We will now perform a search to find the best parameter values for our Support Vector Machine model.

from sklearn.model_selection import GridSearchCV

param_grid = { "kernel" : ["linear", "poly", "rbf", "sigmoid"], 
              "C" : [0.1, 1, 10, 50, 100], 
              "gamma" : ["scale", "auto"]}

model = SVC()
gridsearch = GridSearchCV(estimator=model, param_grid=param_grid, n_jobs=-1)
gridsearch.fit(scaled_X, y)
gridsearch.best_params_
{'C': 1, 'gamma': 'scale', 'kernel': 'poly'}

The SVM model with tuned hyper parameters has an average cross-validation sore of 0.828 on the training data and scored 0.787 on the test data when submitted to the competition on Kaggle.

svc_model = SVC(kernel = 'poly', gamma = "scale", C = 1)
svc_model.fit(scaled_X, y)

print("Score: ", round(svc_model.score(scaled_X, y), 3))
print("Average cross validation score: ", round(cross_val_score(svc_model, scaled_X, y, cv=10, scoring = "accuracy").mean(), 3))

predictions = svc_model.predict(scaled_X_test)

output = pd.DataFrame({'PassengerId': test_data.PassengerId, 'Survived': predictions})
output.to_csv('my_submission.csv', index=False)
Score:  0.85
Average cross validation score:  0.828

K Nearest Neighbors Classifier

from sklearn.model_selection import GridSearchCV

param_grid = { "n_neighbors" : [3, 5, 8, 10], 
              "weights" : ["uniform", "distance"], 
              "algorithm"  :["auto", "ball_tree", "kd_tree", "brute"]}

model = KNeighborsClassifier(n_neighbors = 4)
gridsearch = GridSearchCV(estimator=model, param_grid=param_grid, n_jobs=-1)
gridsearch.fit(scaled_X, y)
gridsearch.best_params_
{'algorithm': 'brute', 'n_neighbors': 10, 'weights': 'uniform'}

The K Nearest Neighbors model with tuned hyper parameters has an average cross-validation sore of 0.835 on the training data and scored 0.769 on the test data when submitted to the competition on Kaggle.

from sklearn.neighbors import KNeighborsClassifier

knn_model = KNeighborsClassifier(n_neighbors = 10, algorithm = 'brute', weights = 'uniform' )
knn_model.fit(scaled_X, y)

print("Score: ", round(knn_model.score(scaled_X, y), 3))
print("Average cross validation score: ", round(cross_val_score(knn_model, scaled_X, y, cv=10, scoring = "accuracy").mean(), 3))

predictions = knn_model.predict(scaled_X_test)

output = pd.DataFrame({'PassengerId': test_data.PassengerId, 'Survived': predictions})
output.to_csv('my_submission.csv', index=False)
Score:  0.852
Average cross validation score:  0.835

Woud Jack and Rose have survived?

Let’s see what our models have to say on Jack and Rose’s survival.
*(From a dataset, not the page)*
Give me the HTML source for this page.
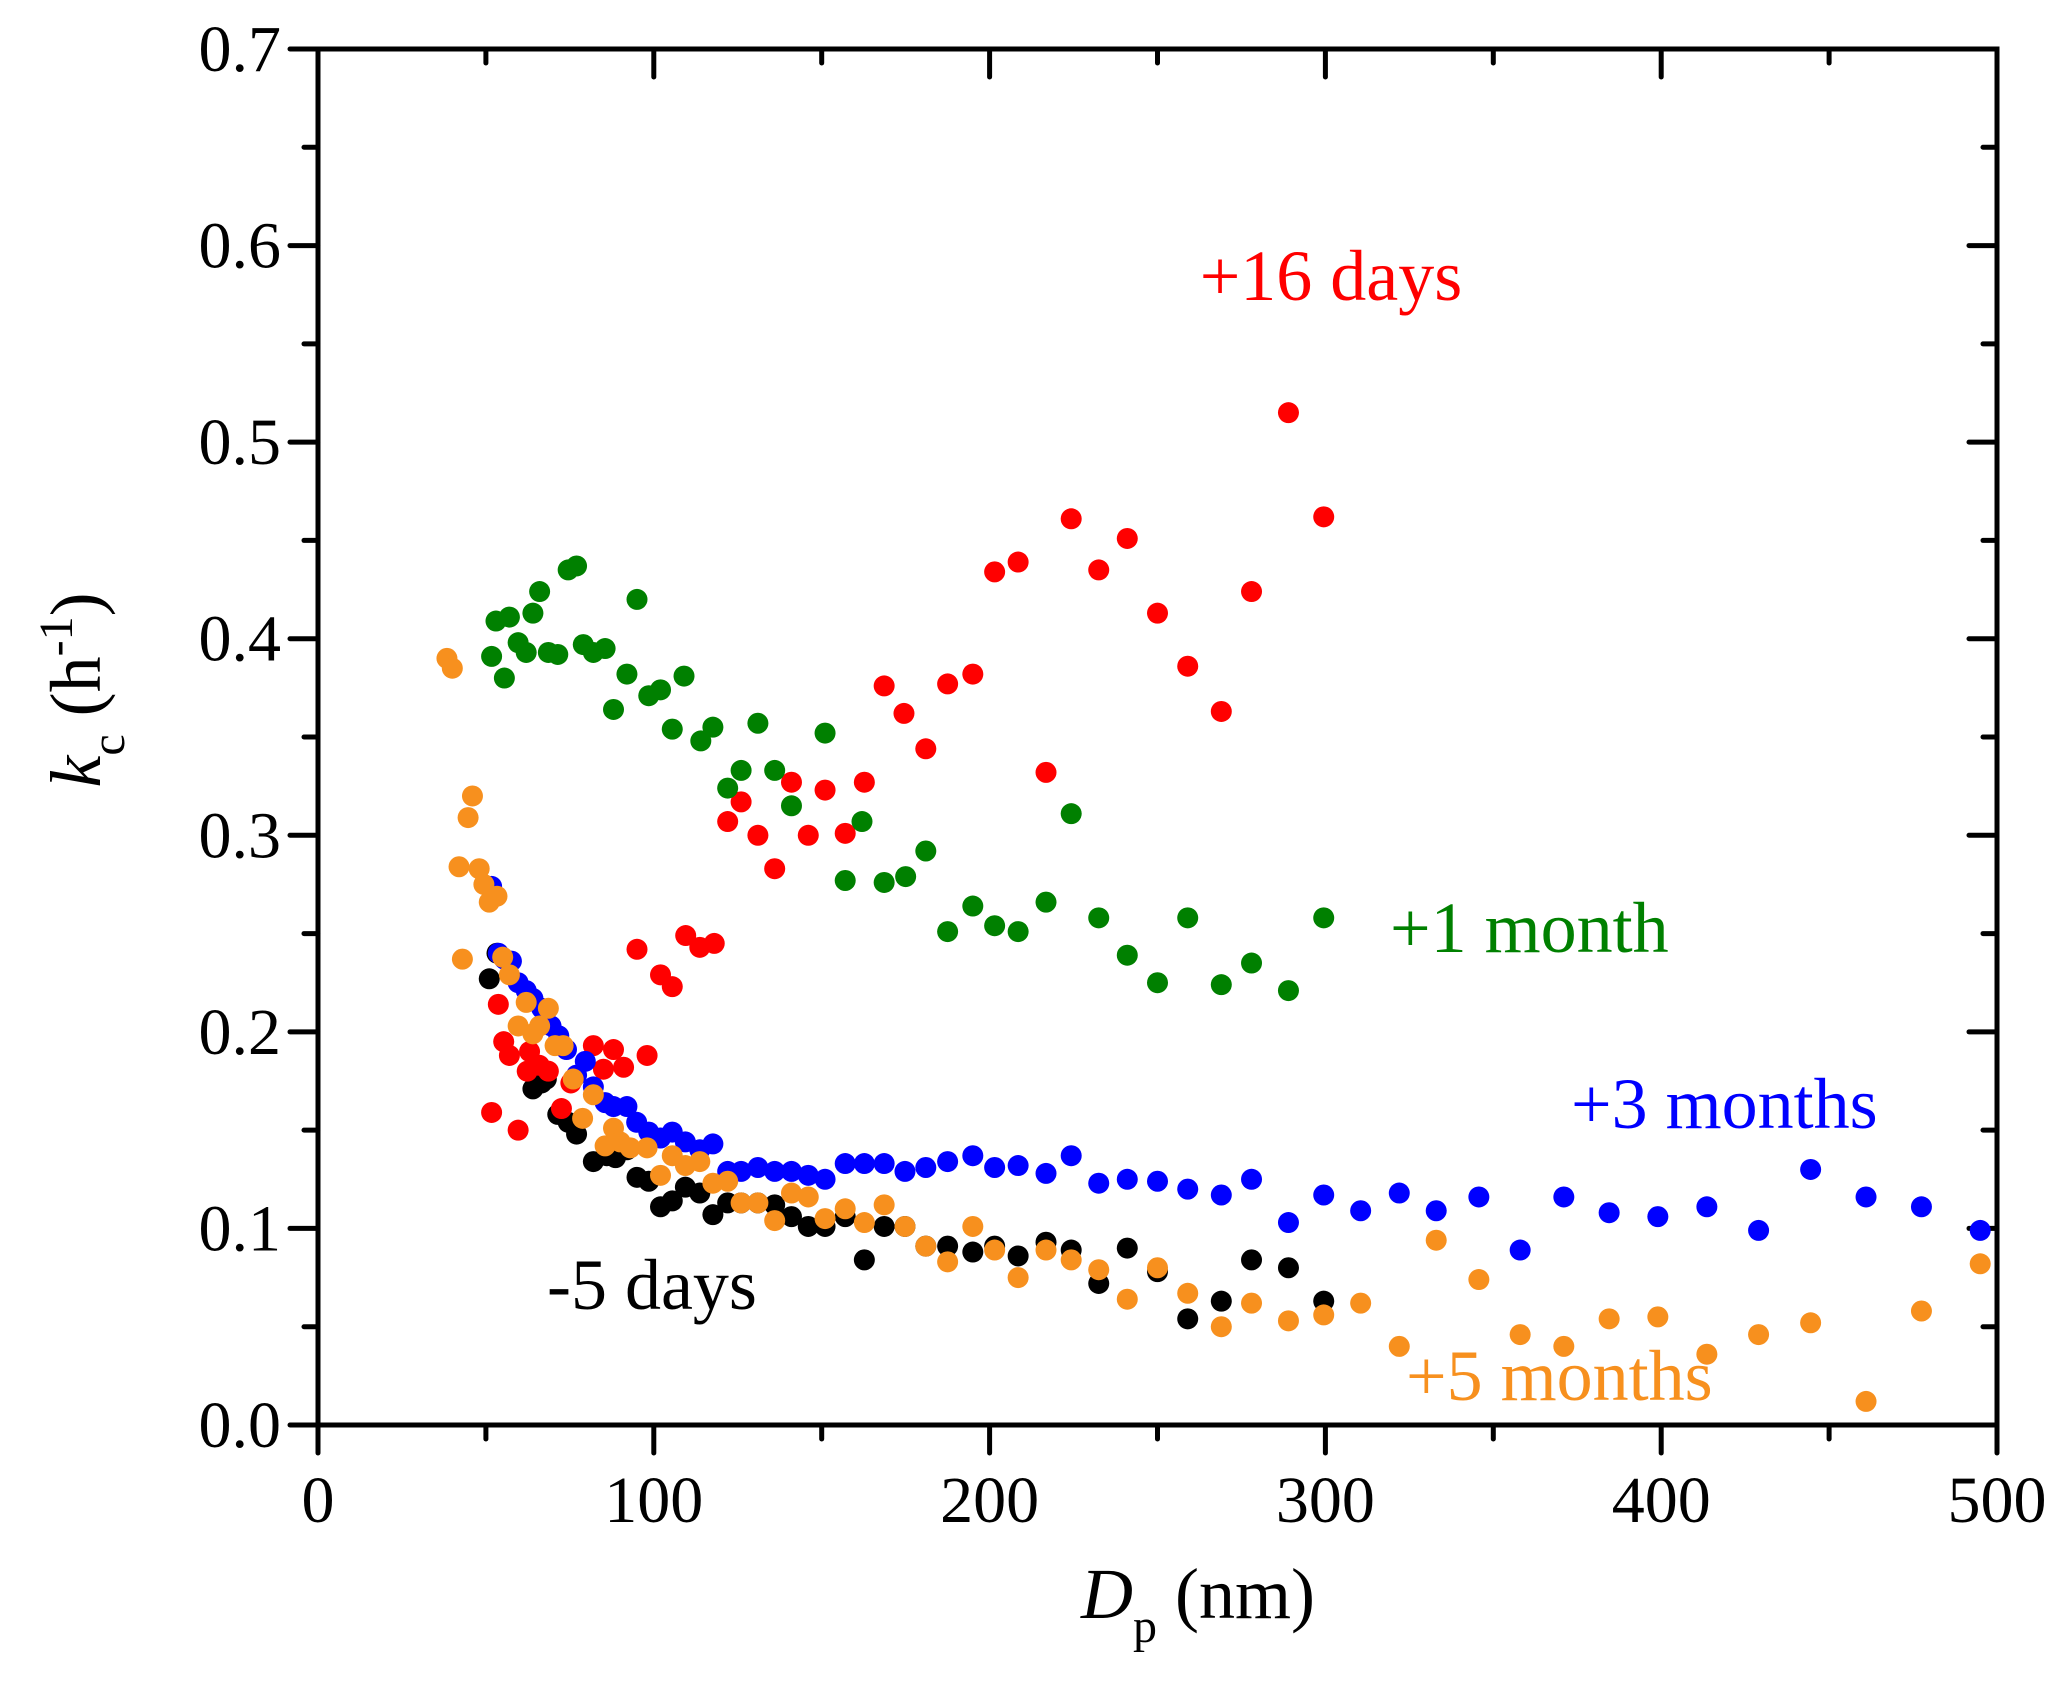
<!DOCTYPE html>
<html><head><meta charset="utf-8"><style>
html,body{margin:0;padding:0;background:#fff;}
svg{display:block;font-family:"Liberation Serif",serif;}
</style></head><body>
<svg id="chart" width="2067" height="1684" viewBox="0 0 2067 1684" xmlns="http://www.w3.org/2000/svg">
<rect width="2067" height="1684" fill="#fff"/>
<g id="axes"></g>
<g id="marks"></g>
<text x="547" y="1309" font-size="72" fill="#000">-5 days</text>
<text x="1331" y="300" font-size="72" fill="#ff0000" text-anchor="middle">+16 days</text>
<text x="1390" y="952" font-size="72" fill="#008000">+1 month</text>
<text x="1571" y="1128" font-size="72" fill="#0000ff">+3 months</text>
<text x="1406" y="1400" font-size="72" fill="#f7901e">+5 months</text>
<text x="1081" y="1618" font-size="72"><tspan font-style="italic">D</tspan><tspan font-size="48" dy="24">p</tspan><tspan dy="-24"> (nm)</tspan></text>
<text transform="translate(100,690) rotate(-90)" font-size="72" text-anchor="middle"><tspan font-style="italic">k</tspan><tspan font-size="48" dy="24">c</tspan><tspan dy="-24"> (h</tspan><tspan font-size="48" dy="-28">-1</tspan><tspan dy="28">)</tspan></text>
</svg>
<script>
const xTicks=[0,100,200,300,400,500];
const yTicks=[0.0,0.1,0.2,0.3,0.4,0.5,0.6,0.7];
const yTickLabels=["0.0","0.1","0.2","0.3","0.4","0.5","0.6","0.7"];
const minusFiveX=[51,53.3,64,66.6,68,71.4,74.5,77,82,86,88.6,92,95,98.5,102,105.5,109.4,113.7,117.6,122,126,131,136,141,146,151,157,162.7,168.6,174.8,181,187.5,195,201.5,208.5,216.8,224.3,232.5,241,250,259,269,278,289,299.5];
const minusFiveY=[0.227,0.240,0.171,0.174,0.176,0.158,0.154,0.148,0.134,0.137,0.136,0.140,0.126,0.124,0.111,0.114,0.121,0.118,0.107,0.113,0.113,0.113,0.112,0.106,0.101,0.101,0.106,0.084,0.101,0.101,0.091,0.091,0.088,0.091,0.086,0.093,0.089,0.072,0.090,0.078,0.054,0.063,0.084,0.080,0.063];
const plus16X=[51.7,53.7,55.3,57,59.6,62.3,63,65.9,68.6,72.5,75.3,82,85,88,91,98,95,102,105.5,109.5,113.7,118,122,126,131,136,141,146,151,157,162.7,168.6,174.5,181,187.5,195,201.5,208.5,216.8,224.3,232.5,241,250,259,269,278,289,299.5];
const plus16Y=[0.159,0.214,0.195,0.188,0.150,0.180,0.190,0.183,0.180,0.161,0.174,0.193,0.181,0.191,0.182,0.188,0.242,0.229,0.223,0.249,0.243,0.245,0.307,0.317,0.300,0.283,0.327,0.300,0.323,0.301,0.327,0.376,0.362,0.344,0.377,0.382,0.434,0.439,0.332,0.461,0.435,0.451,0.413,0.386,0.363,0.424,0.515,0.462];
const plus1mX=[51.7,53,55.5,57,59.6,62,64,66,68.6,71.4,74.5,77,79,82,85.5,88,92,95,98.5,102,105.5,109,114,117.6,122,126,131,136,141,151,157,162,168.6,175,181,187.5,195,201.5,208.5,216.8,224.3,232.5,241,250,259,269,278,289,299.5];
const plus1mY=[0.391,0.409,0.380,0.411,0.398,0.393,0.413,0.424,0.393,0.392,0.435,0.437,0.397,0.393,0.395,0.364,0.382,0.420,0.371,0.374,0.354,0.381,0.348,0.355,0.324,0.333,0.357,0.333,0.315,0.352,0.277,0.307,0.276,0.279,0.292,0.251,0.264,0.254,0.251,0.266,0.311,0.258,0.239,0.225,0.258,0.224,0.235,0.221,0.258];
const plus3mX=[51.7,53.7,55.5,57.6,59.6,62,64,66.6,69.4,71.7,74,77,79.6,82,85.5,88,92,94.9,98.5,102,105.5,109.4,113.7,117.6,122,126,131,136,141,146,151,157,162.7,168.6,174.8,181,187.5,195,201.5,208.5,216.8,224.3,232.5,241,250,259,269,278,289,299.5,310.5,322,333,345.7,358,371,384.5,399,413.6,429,444.5,461,477.5,495];
const plus3mY=[0.274,0.240,0.237,0.236,0.225,0.221,0.217,0.212,0.203,0.198,0.191,0.178,0.185,0.172,0.164,0.162,0.162,0.154,0.149,0.146,0.149,0.144,0.140,0.143,0.129,0.129,0.131,0.129,0.129,0.127,0.125,0.133,0.133,0.133,0.129,0.131,0.134,0.137,0.131,0.132,0.128,0.137,0.123,0.125,0.124,0.120,0.117,0.125,0.103,0.117,0.109,0.118,0.109,0.116,0.089,0.116,0.108,0.106,0.111,0.099,0.130,0.116,0.111,0.099];
const plus5mX=[38.4,40,42,43,44.7,46,48,49.4,51,53.3,55,57,59.6,62,64,66,68.6,70.6,73,76,78.8,82,85.5,88,90,93,98,102,105.5,109.4,113.7,117.6,122,126,131,136,141,146,151,157,162.7,168.6,174.8,181,187.5,195,201.5,208.5,216.8,224.3,232.5,241,250,259,269,278,289,299.5,310.5,322,333,345.7,358,371,384.5,399,413.6,429,444.5,461,477.5,495];
const plus5mY=[0.390,0.385,0.284,0.237,0.309,0.320,0.283,0.275,0.266,0.269,0.238,0.229,0.203,0.215,0.199,0.203,0.212,0.193,0.193,0.176,0.156,0.168,0.142,0.151,0.144,0.141,0.141,0.127,0.137,0.132,0.134,0.123,0.124,0.113,0.113,0.104,0.118,0.116,0.105,0.110,0.103,0.112,0.101,0.091,0.083,0.101,0.089,0.075,0.089,0.084,0.079,0.064,0.080,0.067,0.050,0.062,0.053,0.056,0.062,0.040,0.094,0.074,0.046,0.040,0.054,0.055,0.036,0.046,0.052,0.012,0.058,0.082];

const X0=318,X1=1997,Y0=1425,Y1=49;
const sx=v=>X0+(v/500)*(X1-X0);
const sy=v=>Y0-(v/0.7)*(Y0-Y1);
const NS="http://www.w3.org/2000/svg";
const axes=document.getElementById('axes');
const marks=document.getElementById('marks');
function line(x1,y1,x2,y2,w){const l=document.createElementNS(NS,'line');l.setAttribute('x1',x1);l.setAttribute('y1',y1);l.setAttribute('x2',x2);l.setAttribute('y2',y2);l.setAttribute('stroke','#000');l.setAttribute('stroke-width',w);l.setAttribute('stroke-linecap','round');axes.appendChild(l);return l;}
const frame=document.createElementNS(NS,'rect');
frame.setAttribute('x',X0);frame.setAttribute('y',Y1);frame.setAttribute('width',X1-X0);frame.setAttribute('height',Y0-Y1);
frame.setAttribute('fill','none');frame.setAttribute('stroke','#000');frame.setAttribute('stroke-width','5');


axes.appendChild(frame);
for(let v=0;v<=500;v+=50){const x=sx(v);const maj=v%100===0;const L=maj?28:14;
 const t=line(x,Y0,x,Y0+L,5);
 
 
 line(x,Y1,x,Y1+L,5);}
for(let i=0;i<=14;i++){const v=i*0.05;const y=sy(v);const maj=i%2===0;const L=maj?28:14;
 const t=line(X0-L,y,X0,y,5);
 
 
 line(X1-L,y,X1,y,5);}
xTicks.forEach(v=>{const t=document.createElementNS(NS,'text');t.setAttribute('x',sx(v));t.setAttribute('y',1522);t.setAttribute('font-size','66');t.setAttribute('text-anchor','middle');t.textContent=v;
 
 
 axes.appendChild(t);});
yTicks.forEach((v,i)=>{const t=document.createElementNS(NS,'text');t.setAttribute('x',281);t.setAttribute('y',sy(v)+22);t.setAttribute('font-size','66');t.setAttribute('text-anchor','end');t.textContent=yTickLabels[i];
 
 
 axes.appendChild(t);});
function series(xs,ys,color,name){xs.forEach((x,i)=>{const c=document.createElementNS(NS,'circle');c.setAttribute('cx',sx(x));c.setAttribute('cy',sy(ys[i]));c.setAttribute('r',10.5);c.setAttribute('fill',color);
 
 
 marks.appendChild(c);});}
series(minusFiveX,minusFiveY,'#000000','point-minus-5-days');
series(plus16X,plus16Y,'#ff0000','point-plus-16-days');
series(plus1mX,plus1mY,'#008000','point-plus-1-month');
series(plus3mX,plus3mY,'#0000ff','point-plus-3-months');
series(plus5mX,plus5mY,'#f7901e','point-plus-5-months');
</script>
</body></html>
Below we built a dataframe with Jack and Rose’s features. For example, Jack’s fare category is 0 because he was a ‘poor’ artist, according to wikipedia, Rose was in first class because if her family’s upper-class status…

Jack_and_Rose = pd.DataFrame({"Sex" : [0, 1],   
                              "Title": [1, 2],  
                              "Age_group": [0, 0],  
                              "Fare_cat": [0, 2],    
                              "Pclass": [3, 1], 
                              "Embarked": [0, 0], 
                              "Deck": [8, 1], 
                              "SibSp": [0, 1], 
                              "Parch": [0, 1], 
                              "Relatives": [0, 2], 
                              "Alone": [1, 0]})

print(rf_model.predict(Jack_and_Rose))
print(knn_model.predict(Jack_and_Rose))
print(svc_model.predict(Jack_and_Rose))

[0 1]
[0 1]
[1 1]

Both our Random Forest and K Nearest Neighbors predicted that Rose survived, and Jack did not. Our Support Vector Machine is more optimistic and predicted both survived!